After Zulu, the parade of Rex, king of Carnival, would make the trek down the avenue and to the city’s business district, with hundreds of thousands of people pleading for beads and colorful aluminum coins, known as doubloons.
Along St. Charles, groups of people, many in costumes, ate breakfast as children played in the street. Small groups were already on the move. The Skeleton Krewe, 25 people dressed in black skeleton outfits, were on their way to the St. Louis Cathedral.
Tom White, 46, clad in a pink tutu, bicycled down the avenue with his wife, Allison, on their way to the French Quarter. “I’m the pink fairy this year,” he said. “Costuming is the real fun of Mardi Gras. I’m not too creative but when you weigh 200 pounds and put on a tutu people still take your picture.”
His wife was not in costume. “He’s disgraced the family enough,” she said.

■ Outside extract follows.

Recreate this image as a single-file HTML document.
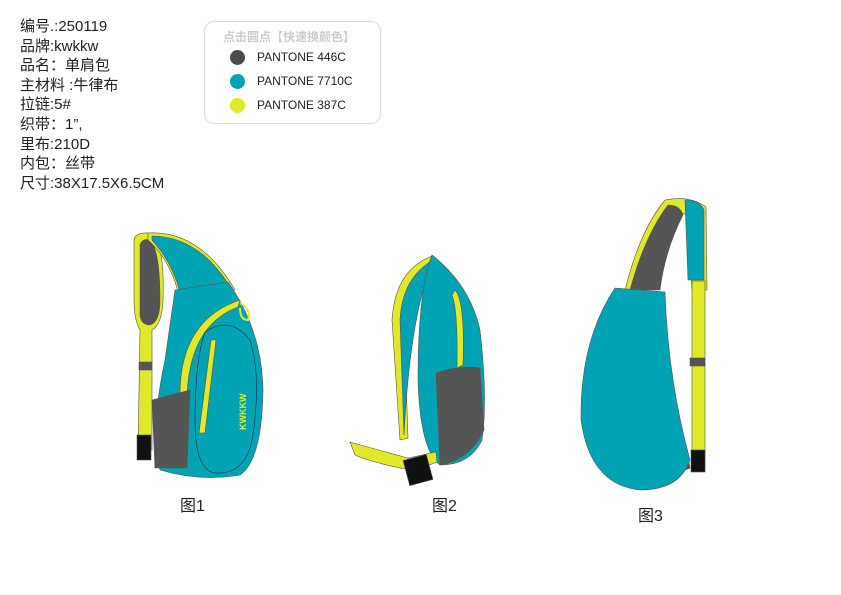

The stakeout for prime spots along the Mardi Gras parade route started Monday, with legions of Carnival die-hards jockeying for the best places to vie for beads thrown from floats on Fat Tuesday.
Stephanie Chapman and her family had set up in their usual spot on the St. Charles streetcar tracks. They arrived at 4 a.m. Tuesday and would be staying for the duration.

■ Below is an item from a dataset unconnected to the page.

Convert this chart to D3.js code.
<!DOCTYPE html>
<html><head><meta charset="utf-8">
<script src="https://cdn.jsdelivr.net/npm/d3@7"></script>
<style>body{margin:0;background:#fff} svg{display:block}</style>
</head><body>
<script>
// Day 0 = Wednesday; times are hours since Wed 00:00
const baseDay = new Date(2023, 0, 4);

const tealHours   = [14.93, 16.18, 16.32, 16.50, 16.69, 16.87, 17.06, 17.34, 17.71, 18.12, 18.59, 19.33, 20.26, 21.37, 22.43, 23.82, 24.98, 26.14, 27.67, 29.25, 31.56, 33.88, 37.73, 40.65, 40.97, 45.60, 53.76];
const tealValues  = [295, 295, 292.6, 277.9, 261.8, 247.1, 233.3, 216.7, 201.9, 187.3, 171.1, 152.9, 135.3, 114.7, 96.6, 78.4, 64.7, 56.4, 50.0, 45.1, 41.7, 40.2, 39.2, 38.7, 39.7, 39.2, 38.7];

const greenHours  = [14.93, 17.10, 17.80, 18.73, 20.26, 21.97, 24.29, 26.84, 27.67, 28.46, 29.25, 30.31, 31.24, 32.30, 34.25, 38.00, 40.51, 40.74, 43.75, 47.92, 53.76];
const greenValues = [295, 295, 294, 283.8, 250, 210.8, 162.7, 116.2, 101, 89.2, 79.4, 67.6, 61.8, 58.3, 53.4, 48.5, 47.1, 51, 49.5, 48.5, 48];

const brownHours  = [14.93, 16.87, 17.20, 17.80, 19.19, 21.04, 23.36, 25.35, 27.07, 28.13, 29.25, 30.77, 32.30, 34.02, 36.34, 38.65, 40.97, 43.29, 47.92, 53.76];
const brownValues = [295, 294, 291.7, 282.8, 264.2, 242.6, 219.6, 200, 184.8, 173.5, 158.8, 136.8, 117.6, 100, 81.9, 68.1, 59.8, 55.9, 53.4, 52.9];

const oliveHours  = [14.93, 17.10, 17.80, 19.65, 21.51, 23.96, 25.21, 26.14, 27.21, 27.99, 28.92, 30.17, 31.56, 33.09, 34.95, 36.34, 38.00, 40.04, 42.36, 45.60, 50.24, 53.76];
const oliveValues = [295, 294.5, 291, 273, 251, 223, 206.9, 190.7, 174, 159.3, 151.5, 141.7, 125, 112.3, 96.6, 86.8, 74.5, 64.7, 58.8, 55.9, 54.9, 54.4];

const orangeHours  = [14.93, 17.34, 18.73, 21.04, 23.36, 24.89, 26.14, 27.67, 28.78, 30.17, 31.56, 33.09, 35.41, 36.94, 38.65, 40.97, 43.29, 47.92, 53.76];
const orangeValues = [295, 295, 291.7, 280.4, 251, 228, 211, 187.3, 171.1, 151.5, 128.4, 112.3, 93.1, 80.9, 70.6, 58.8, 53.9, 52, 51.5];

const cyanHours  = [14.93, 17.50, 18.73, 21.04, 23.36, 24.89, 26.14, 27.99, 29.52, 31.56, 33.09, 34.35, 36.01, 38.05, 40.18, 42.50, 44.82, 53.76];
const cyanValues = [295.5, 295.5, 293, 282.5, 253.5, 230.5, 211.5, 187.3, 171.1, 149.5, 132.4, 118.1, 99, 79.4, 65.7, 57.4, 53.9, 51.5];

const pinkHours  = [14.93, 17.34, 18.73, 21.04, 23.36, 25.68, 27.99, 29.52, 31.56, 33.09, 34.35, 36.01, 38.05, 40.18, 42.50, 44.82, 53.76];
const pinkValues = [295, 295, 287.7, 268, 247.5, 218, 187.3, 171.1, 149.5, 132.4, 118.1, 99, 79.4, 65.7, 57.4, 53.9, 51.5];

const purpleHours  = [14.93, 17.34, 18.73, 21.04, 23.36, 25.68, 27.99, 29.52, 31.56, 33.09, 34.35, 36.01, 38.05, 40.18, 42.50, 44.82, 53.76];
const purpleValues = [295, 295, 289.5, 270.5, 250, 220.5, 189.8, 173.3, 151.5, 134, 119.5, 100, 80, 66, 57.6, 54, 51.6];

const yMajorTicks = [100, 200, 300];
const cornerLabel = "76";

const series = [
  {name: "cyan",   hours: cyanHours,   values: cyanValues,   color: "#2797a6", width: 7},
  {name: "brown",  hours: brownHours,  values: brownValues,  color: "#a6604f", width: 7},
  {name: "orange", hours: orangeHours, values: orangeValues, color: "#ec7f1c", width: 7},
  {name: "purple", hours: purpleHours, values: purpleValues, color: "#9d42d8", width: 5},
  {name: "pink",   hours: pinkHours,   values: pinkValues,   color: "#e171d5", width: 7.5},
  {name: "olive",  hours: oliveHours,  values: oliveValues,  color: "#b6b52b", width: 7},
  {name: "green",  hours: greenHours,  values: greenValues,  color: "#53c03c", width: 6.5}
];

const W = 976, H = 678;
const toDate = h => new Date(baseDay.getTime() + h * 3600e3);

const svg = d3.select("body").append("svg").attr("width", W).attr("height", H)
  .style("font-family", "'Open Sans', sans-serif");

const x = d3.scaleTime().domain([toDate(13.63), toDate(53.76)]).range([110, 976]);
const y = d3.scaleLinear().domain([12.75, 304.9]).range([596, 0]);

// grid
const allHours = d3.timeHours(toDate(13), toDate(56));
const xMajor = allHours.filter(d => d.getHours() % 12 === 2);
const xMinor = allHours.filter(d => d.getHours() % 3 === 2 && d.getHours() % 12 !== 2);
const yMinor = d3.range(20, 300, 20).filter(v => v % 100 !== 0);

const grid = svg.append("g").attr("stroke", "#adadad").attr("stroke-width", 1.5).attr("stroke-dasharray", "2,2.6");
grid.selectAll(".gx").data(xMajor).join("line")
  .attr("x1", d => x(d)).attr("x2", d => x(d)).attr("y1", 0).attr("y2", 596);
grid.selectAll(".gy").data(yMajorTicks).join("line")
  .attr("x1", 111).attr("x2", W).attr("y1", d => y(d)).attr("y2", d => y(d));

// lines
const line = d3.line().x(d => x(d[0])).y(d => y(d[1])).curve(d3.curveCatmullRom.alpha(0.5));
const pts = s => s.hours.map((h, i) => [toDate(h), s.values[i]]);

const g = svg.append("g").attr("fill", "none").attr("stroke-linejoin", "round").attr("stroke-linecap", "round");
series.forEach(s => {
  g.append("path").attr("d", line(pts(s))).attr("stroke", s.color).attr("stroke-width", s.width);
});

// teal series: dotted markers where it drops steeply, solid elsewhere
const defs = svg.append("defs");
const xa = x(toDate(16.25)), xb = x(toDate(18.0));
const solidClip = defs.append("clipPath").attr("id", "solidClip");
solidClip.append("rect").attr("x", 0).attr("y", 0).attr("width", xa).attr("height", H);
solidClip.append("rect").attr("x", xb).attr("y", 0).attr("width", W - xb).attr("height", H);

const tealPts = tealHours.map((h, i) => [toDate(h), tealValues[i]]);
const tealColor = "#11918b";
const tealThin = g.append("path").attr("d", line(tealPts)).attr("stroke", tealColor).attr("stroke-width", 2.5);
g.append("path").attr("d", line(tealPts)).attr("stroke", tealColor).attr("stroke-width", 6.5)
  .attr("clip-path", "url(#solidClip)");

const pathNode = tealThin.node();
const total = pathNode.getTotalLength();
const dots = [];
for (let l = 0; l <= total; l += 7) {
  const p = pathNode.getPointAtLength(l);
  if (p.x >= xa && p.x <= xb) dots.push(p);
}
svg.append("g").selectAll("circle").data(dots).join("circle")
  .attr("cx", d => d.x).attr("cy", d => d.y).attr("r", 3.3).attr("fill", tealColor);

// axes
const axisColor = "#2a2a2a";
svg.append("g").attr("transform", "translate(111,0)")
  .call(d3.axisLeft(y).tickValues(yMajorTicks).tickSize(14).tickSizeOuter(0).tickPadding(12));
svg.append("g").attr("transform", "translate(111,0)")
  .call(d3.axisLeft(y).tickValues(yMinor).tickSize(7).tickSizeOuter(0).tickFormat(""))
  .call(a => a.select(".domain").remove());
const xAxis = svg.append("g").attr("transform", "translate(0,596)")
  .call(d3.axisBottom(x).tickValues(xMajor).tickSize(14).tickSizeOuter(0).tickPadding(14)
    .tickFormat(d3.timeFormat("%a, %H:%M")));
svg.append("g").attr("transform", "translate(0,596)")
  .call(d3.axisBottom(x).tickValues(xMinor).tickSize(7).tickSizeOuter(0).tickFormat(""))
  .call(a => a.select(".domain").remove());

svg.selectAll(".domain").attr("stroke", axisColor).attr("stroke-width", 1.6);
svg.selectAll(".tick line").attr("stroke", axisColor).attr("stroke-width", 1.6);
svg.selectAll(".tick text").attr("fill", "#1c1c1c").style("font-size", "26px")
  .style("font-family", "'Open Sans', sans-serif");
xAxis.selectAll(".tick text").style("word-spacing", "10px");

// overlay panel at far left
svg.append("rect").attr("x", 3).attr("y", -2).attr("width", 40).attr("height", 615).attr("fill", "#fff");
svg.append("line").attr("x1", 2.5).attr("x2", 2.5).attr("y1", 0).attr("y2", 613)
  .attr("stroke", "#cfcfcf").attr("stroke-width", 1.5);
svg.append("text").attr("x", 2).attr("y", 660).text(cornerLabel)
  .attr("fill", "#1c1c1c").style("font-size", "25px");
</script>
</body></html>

“This is a beautiful day and we’ll be here until it’s over. It won’t rain on my parade, but if it does I won’t pay any attention,” she said.
It was partly cloudy, but rain was not in the forecast. Temperatures were in the 70s.
Across the Gulf Coast, Mardi Gras was getting into full swing. In the Cajun country of southwest Louisiana, masked riders were preparing to go from town to town, making merry along the way in the Courir du Mardi Gras. And parades were scheduled elsewhere around Louisiana and on the Mississippi and Alabama coasts. The celebration arrived in Louisiana in 1682 when the explorer LaSalle and his party stopped at a place they called Bayou Mardi Gras south of New Orleans to celebrate. The site is now lost to history.
The end of Mardi Gras gives way to the beginning of Lent, the period of fasting and repentance before Easter Sunday.